Empty Pedaling

In 2015, I rode my bicycle a thousand miles across the Great Plains, from Minneapolis to Malta, Montana. I was riding with Bike The US For MS on their cross country trip from Bar Harbor, Maine, to Seattle.

As we headed into North Dakota, some of the riders in the group despaired at the miles of unrelenting sameness, and tried to ease their way across the expanse with the aid of earbuds and rock music.

But I loved the silence and stillness of long, straight roads that stretched through open land to the horizon. It wasn’t boring. It just had a longer rhythm and cadence that required me to adjust mine to it rather expecting it to accommodate mine.

It also had a deeper lesson to teach. It was a lesson I’d learned and relearned many times over while studying taijiquan.

It’s not about speed, it’s about stillness and being present. It’s about knowing the difference between surrendering and giving up. The truth is, no matter how fast we pedaled, it was going to take us several days to cross the Dakota prairie. And once across, there was still Montana. Fighting the landscape was not a battle we were going to win. But embracing it presented gifts we couldn’t lose.

In taijiquan, there’s a principle called wuwei, which translates to “actionless action” or “empty stepping.” The name taijiquan itself literally means “Supreme Ultimate Fist”—the kind of name you’d expect from a martial art. And yet, taiji draws its power and strength from wuwei, which is the absence of effort.

This paradox goes to the heart of why taiji is often called meditation in motion. The taiji forms are designed to be effortless, their slow, fluid movements an out-picturing of inner stillness. When they are, when I’m actually practicing wuwei and not fighting miles of unchanging landscape and other dragons, that stillness amplifies and cultivates qi energy dramatically. Rather than exhausting, actionless action can be sustained indefinitely, and is, by its nature, restorative.

This is certainly true in cycling. At the heart of all the movement generated on a bicycle is stillness. If I’m holding unnecessary tension, or making extraneous movements unrelated to or misaligned with my pedal strokes, I expend far more energy to accomplish the same result, and arrive exhausted.

On the other hand, if I keep every muscle relaxed that’s not immediately needed for movement, and keep my body still, except for my pumping legs, I can sustain my energy far longer, and am much stronger when faced with the challenge of a long climb.

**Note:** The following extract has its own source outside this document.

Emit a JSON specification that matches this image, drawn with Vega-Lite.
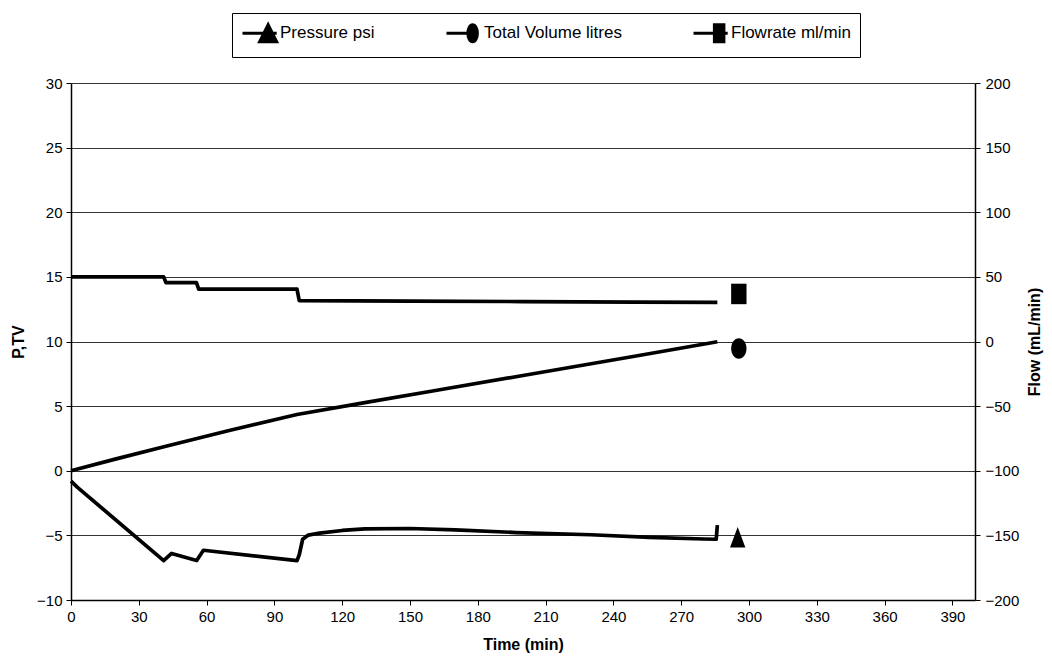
{
  "$schema": "https://vega.github.io/schema/vega-lite/v6.json",
  "width": 904,
  "height": 517,
  "autosize": {"type": "none"},
  "padding": {"left": 71, "top": 83, "right": 77, "bottom": 66},
  "background": "white",
  "config": {
    "font": "Liberation Sans",
    "view": {"stroke": null},
    "axis": {
      "domainColor": "black",
      "tickColor": "black",
      "labelColor": "black",
      "titleColor": "black",
      "labelFontSize": 15,
      "titleFontSize": 16,
      "titleFontWeight": "bold",
      "labelFont": "Liberation Sans",
      "titleFont": "Liberation Sans",
      "tickSize": 5,
      "domainWidth": 1.5
    }
  },
  "datasets": {
    "pv": [
      {"t": 0, "v": -0.8, "series": "Pressure psi"},
      {"t": 3, "v": -1.3, "series": "Pressure psi"},
      {"t": 6, "v": -1.75, "series": "Pressure psi"},
      {"t": 41, "v": -6.95, "series": "Pressure psi"},
      {"t": 44.5, "v": -6.4, "series": "Pressure psi"},
      {"t": 55.6, "v": -6.95, "series": "Pressure psi"},
      {"t": 58.6, "v": -6.15, "series": "Pressure psi"},
      {"t": 100, "v": -6.95, "series": "Pressure psi"},
      {"t": 101, "v": -6.5, "series": "Pressure psi"},
      {"t": 102.5, "v": -5.3, "series": "Pressure psi"},
      {"t": 105, "v": -4.98, "series": "Pressure psi"},
      {"t": 110, "v": -4.82, "series": "Pressure psi"},
      {"t": 120, "v": -4.62, "series": "Pressure psi"},
      {"t": 130, "v": -4.5, "series": "Pressure psi"},
      {"t": 150, "v": -4.47, "series": "Pressure psi"},
      {"t": 170, "v": -4.57, "series": "Pressure psi"},
      {"t": 197, "v": -4.78, "series": "Pressure psi"},
      {"t": 230, "v": -4.95, "series": "Pressure psi"},
      {"t": 256, "v": -5.15, "series": "Pressure psi"},
      {"t": 280, "v": -5.28, "series": "Pressure psi"},
      {"t": 285.5, "v": -5.3, "series": "Pressure psi"},
      {"t": 286, "v": -4.2, "series": "Pressure psi"},
      {"t": 0, "v": 0, "series": "Total Volume litres"},
      {"t": 20, "v": 0.92, "series": "Total Volume litres"},
      {"t": 42, "v": 1.9, "series": "Total Volume litres"},
      {"t": 70, "v": 3.12, "series": "Total Volume litres"},
      {"t": 100, "v": 4.35, "series": "Total Volume litres"},
      {"t": 130, "v": 5.27, "series": "Total Volume litres"},
      {"t": 160, "v": 6.17, "series": "Total Volume litres"},
      {"t": 200, "v": 7.37, "series": "Total Volume litres"},
      {"t": 250, "v": 8.88, "series": "Total Volume litres"},
      {"t": 286, "v": 9.98, "series": "Total Volume litres"}
    ],
    "flow": [
      {"t": 0, "flow": 50},
      {"t": 41, "flow": 50},
      {"t": 42, "flow": 45.5},
      {"t": 55.5, "flow": 45.5},
      {"t": 56.5, "flow": 40.5},
      {"t": 100, "flow": 40.5},
      {"t": 101, "flow": 31.6},
      {"t": 150, "flow": 31.3},
      {"t": 200, "flow": 30.9},
      {"t": 250, "flow": 30.5},
      {"t": 286, "flow": 30.3}
    ],
    "pvmarkers": [
      {"t": 295, "v": -5.15, "series": "Pressure psi"},
      {"t": 295.5, "v": 9.45, "series": "Total Volume litres"}
    ],
    "flowmarker": [
      {"t": 295.5, "flow": 36.8, "series": "Flowrate ml/min"}
    ],
    "legendrows": [
      {"t": 295, "v": -5.15, "series": "Pressure psi"},
      {"t": 295.5, "v": 9.45, "series": "Total Volume litres"},
      {"t": 295.5, "v": 13.68, "series": "Flowrate ml/min"}
    ]
  },
  "layer": [
    {
      "data": {"name": "pv"},
      "mark": {"type": "line", "color": "black", "strokeWidth": 3.7, "strokeJoin": "round"},
      "encoding": {
        "x": {
          "field": "t", "type": "quantitative",
          "scale": {"domain": [0, 400], "nice": false, "zero": false},
          "axis": {"title": "Time (min)", "values": [0,30,60,90,120,150,180,210,240,270,300,330,360,390], "grid": false, "labelPadding": 4, "titlePadding": 12, "labelFlush": false}
        },
        "y": {
          "field": "v", "type": "quantitative",
          "scale": {"domain": [-10, 30], "nice": false, "zero": false},
          "axis": {"title": "P,TV", "values": [-10,-5,0,5,10,15,20,25,30], "grid": true, "gridColor": "#333", "gridWidth": 1, "labelPadding": 4, "titlePadding": 10}
        },
        "detail": {"field": "series"}
      }
    },
    {
      "data": {"name": "flow"},
      "mark": {"type": "line", "color": "black", "strokeWidth": 3.7, "strokeJoin": "round"},
      "encoding": {
        "x": {"field": "t", "type": "quantitative"},
        "y": {
          "field": "flow", "type": "quantitative",
          "scale": {"domain": [-200, 200], "nice": false, "zero": false},
          "axis": {"orient": "right", "title": "Flow (mL/min)", "values": [-200,-150,-100,-50,0,50,100,150,200], "grid": false, "labelPadding": 5, "titlePadding": 8, "titleAngle": 270, "titleBaseline": "top"}
        }
      }
    },
    {
      "data": {"name": "pvmarkers"},
      "mark": {"type": "point", "filled": true, "color": "black", "opacity": 1, "size": 420},
      "encoding": {
        "x": {"field": "t", "type": "quantitative"},
        "y": {"field": "v", "type": "quantitative", "scale": {"domain": [-10, 30], "nice": false, "zero": false}, "axis": null},
        "shape": {
          "field": "series", "type": "nominal",
          "scale": {"domain": ["Pressure psi", "Total Volume litres"], "range": ["M0,-1L0.75,1H-0.75Z", "M0,-1A0.75,1,0,1,1,0,1A0.75,1,0,1,1,0,-1Z"]},
          "legend": null
        }
      }
    },
    {
      "data": {"name": "flowmarker"},
      "mark": {"type": "point", "filled": true, "color": "black", "opacity": 1, "size": 420},
      "encoding": {
        "x": {"field": "t", "type": "quantitative"},
        "y": {"field": "flow", "type": "quantitative", "scale": {"domain": [-200, 200], "nice": false, "zero": false}, "axis": null},
        "shape": {
          "field": "series", "type": "nominal",
          "scale": {"domain": ["Flowrate ml/min"], "range": ["M-0.75,-1H0.75V1H-0.75Z"]},
          "legend": null
        }
      }
    },
    {
      "data": {"name": "legendrows"},
      "mark": {"type": "point", "filled": false, "fill": "black", "stroke": "black", "strokeWidth": 3, "opacity": 0, "size": 10},
      "encoding": {
        "x": {"field": "t", "type": "quantitative"},
        "y": {"field": "v", "type": "quantitative", "scale": {"domain": [-10, 30], "nice": false, "zero": false}, "axis": null},
        "shape": {
          "field": "series", "type": "nominal",
          "scale": {
            "domain": ["Pressure psi", "Total Volume litres", "Flowrate ml/min"],
            "range": [
              "M-1,0H2.6M1.7,-0.9L2.6,0.9H0.8Z",
              "M-1,0H1.3M1.75,-0.9A0.5,0.9,0,1,1,1.75,0.9A0.5,0.9,0,1,1,1.75,-0.9Z",
              "M-1,0H2.6M1.2,-0.9H2.2V0.9H1.2Z"
            ]
          },
          "legend": {
            "orient": "none",
            "legendX": 161,
            "legendY": -70,
            "direction": "horizontal",
            "title": null,
            "padding": 9,
            "strokeColor": "black",
            "fillColor": "white",
            "labelFontSize": 17,
            "labelColor": "black",
            "labelFont": "Liberation Sans",
            "symbolSize": 361,
            "symbolOpacity": 1,
            "symbolStrokeWidth": 3,
            "labelOffset": 17,
            "columnPadding": 65
          }
        }
      }
    }
  ],
  "resolve": {"scale": {"y": "independent", "shape": "independent"}, "axis": {"y": "independent"}, "legend": {"shape": "independent"}}
}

I’ve been on two other multi-day rides with BTUSFMS—from Seattle to the California Redwoods, and from the Redwoods to San Francisco. That terrain is definitely not unchanging. Or flat. It provides its own lessons in wuwei, in empty pedaling.

Learning the dance of rhythm and cadence, power and pacing, gearing and timing on a winding road of rolling hills and long climbs and descents is a more active form of meditation than the contemplative reverie of the Great Plains. But it is a meditation. Or can be.

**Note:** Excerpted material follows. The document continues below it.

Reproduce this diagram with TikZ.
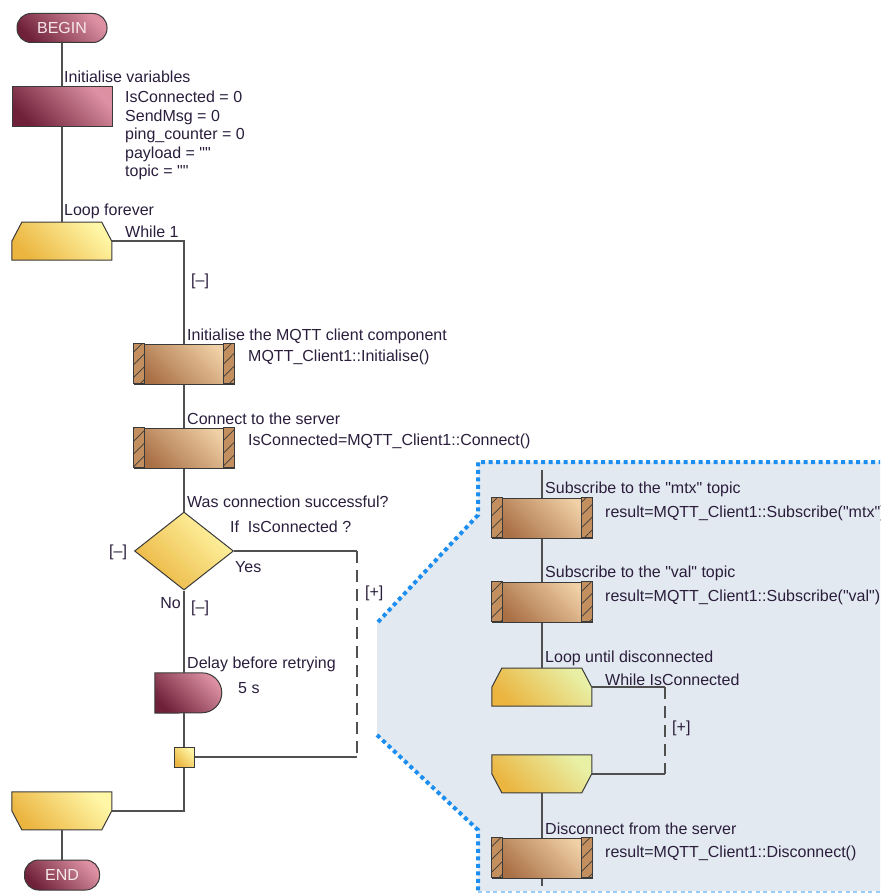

Finding a sustainable and effortless cadence, using momentum, timing and terrain to smooth the ride are all part of keeping the body relaxed and still in the saddle. And when it all works together, when my mind and body and bike are all in sync and we’re riding through the living terrain as one organic whole, a meditative stillness permeates the entire experience.

Both taiji and cycling are about the simplicity of stillness in motion. It’s a magical and transformative combination when we empty ourselves of unnecessary effort and action. It’s a little like the Buddhist practice of abandoning the unskillful—letting go of those things or ideas or patterns of behavior that don’t contribute to our essential being and the task in front of us.

Surprisingly, when we do, we arrive unrushed, unhurried, and filled to overflowing—often more quickly than we realized. But then, as Richard Bach wrote in Jonathan Livingston Seagull, “Perfect speed, my son, is being there.”